Handling more than 40 feet of grade change – and a pool on top – required design and construction of five segmental retaining walls. Four of the walls were 10 feet tall and one was 4 feet tall.

Contributed by Allan Block.
The Tocher residence is perched on a small plot of land that overlooks Okanagan Lake in West Kelowna, British Columbia. Although the location provided beautiful vistas, the steep slopes and small lot size limited use of the tiny backyard. For the Tocher’s, the plan was to replace the smaller retaining wall located close to the house with a substantially larger wall near the property line to create enough useable space to install a swimming pool.

The walls had to handle more than 40 feet of grade change from the back property line to achieve the desired height. Local ordinance allowed for exposed wall heights up to 8 feet with at least 6 feet between tiered walls. Achieving the homeowner’s goals and adhering to the local ordinance required installation of five retaining walls – four of the walls were 10 feet tall and one was 4 feet tall, with a slight slope between walls to meet the 8-foot exposed-height limit.

Because of the close proximity of the rock outcroppings, the lowest wall had to be anchored to the rock face with 1-inch stainless threaded rods. The rod was inserted into a drilled hole in the rock face and epoxy grouted into the hole. The rod was attached to a 3-inch schedule 40 galvanized pipe with the geogrid extending from the wall wrapping around the pipe and extending back toward the wall to the next course above (see Figure 1).

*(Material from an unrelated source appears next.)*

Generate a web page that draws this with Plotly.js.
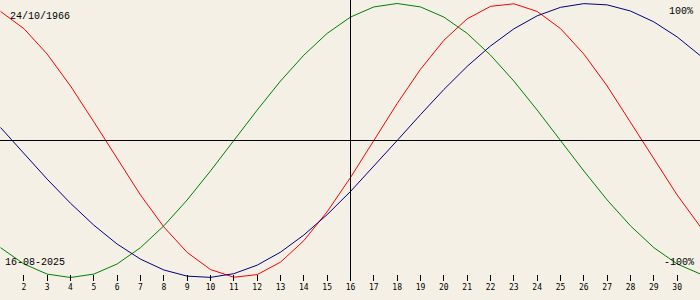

Figure 1: Design details for reinforcing a segmental retaining wall using earth anchors, spreader pipe, and geogrid.

The second wall utilized geogrid to reinforce the wall in lengths of 32 feet, where space allowed, and pinned to the rock face where insufficient clearance occurred. Subsequent walls above also were reinforced with geogrid.

The wall contractor had to blast, jackhammer, and excavate rock to create a solid, level ledge within the bedrock. Although blasting required additional work, the blasted rock left behind provided good granular material to be used as infill behind the wall. Very little fill needed to be brought onsite to complete the job.

The Tocher’s small backyard – with a few plantings, a small sitting area, and strip of grass – was transformed into a magnificent outdoor living space, complete with a pool, pool house, and an artificial putting green. The new wraparound pool deck and patio now provides the Tocher’s family and friends a great place to enjoy the view of the valley below.

The Tocher residence was an interesting project in many ways, but the bottom terrace and the alternate reinforcing options beg for greater discussion. Building in and around solid rock has benefits and challenges. Solid foundations without settlement and virtually no lateral pressures for the retained soil are benefits. Blasting rock, having no room for geogrid, and trying to level block on uneven bedrock are some of the challenges.

For this project, the designers used drilled-in rock anchors with a horizontal spreader pipe. The pipe is placed so the installers can extend the geogrid layers from the wall, wrapping it around the pipe and placing it between subsequent course of block above, as shown in Figure 1.

The design of the pipe is the limiting factor to the system because the rock anchors have a tremendous capacity compared with the bending capacity of the pipe. Therefore, the spacing of the anchors must be determined based on the strength of the pipe. To determine the uniform load on the spreader pipe, the designer can use the applied loads from a typical geogrid design from AB Walls 10 design software.

Grid Length
Tensile Force
4.67 ft.
5 ft.
127.31 plf
3.33 ft.
5 ft.
178.24 plf
2 ft.
5 ft.
229.17 plf
0.67 ft.
5 ft.
280.09 plf
Table 1: Internal forces calculated by AB Walls 10 design software

For instance, Table 1 lists the Internal Forces from AB Walls 10. If the pipe is placed between layers 1A and 2A, the applied loads for those two layers can be added together for a total applied uniform load of 509.26 pounds per linear foot (plf). Similarly, 3A and 4A would yield 305.55 plf. This is a conservative approach because the geogrid design section from AB Walls 10 cannot model a solid rock retained soil. The designer could run their section with a very high friction angle for the retained soil to lessen the applied forces.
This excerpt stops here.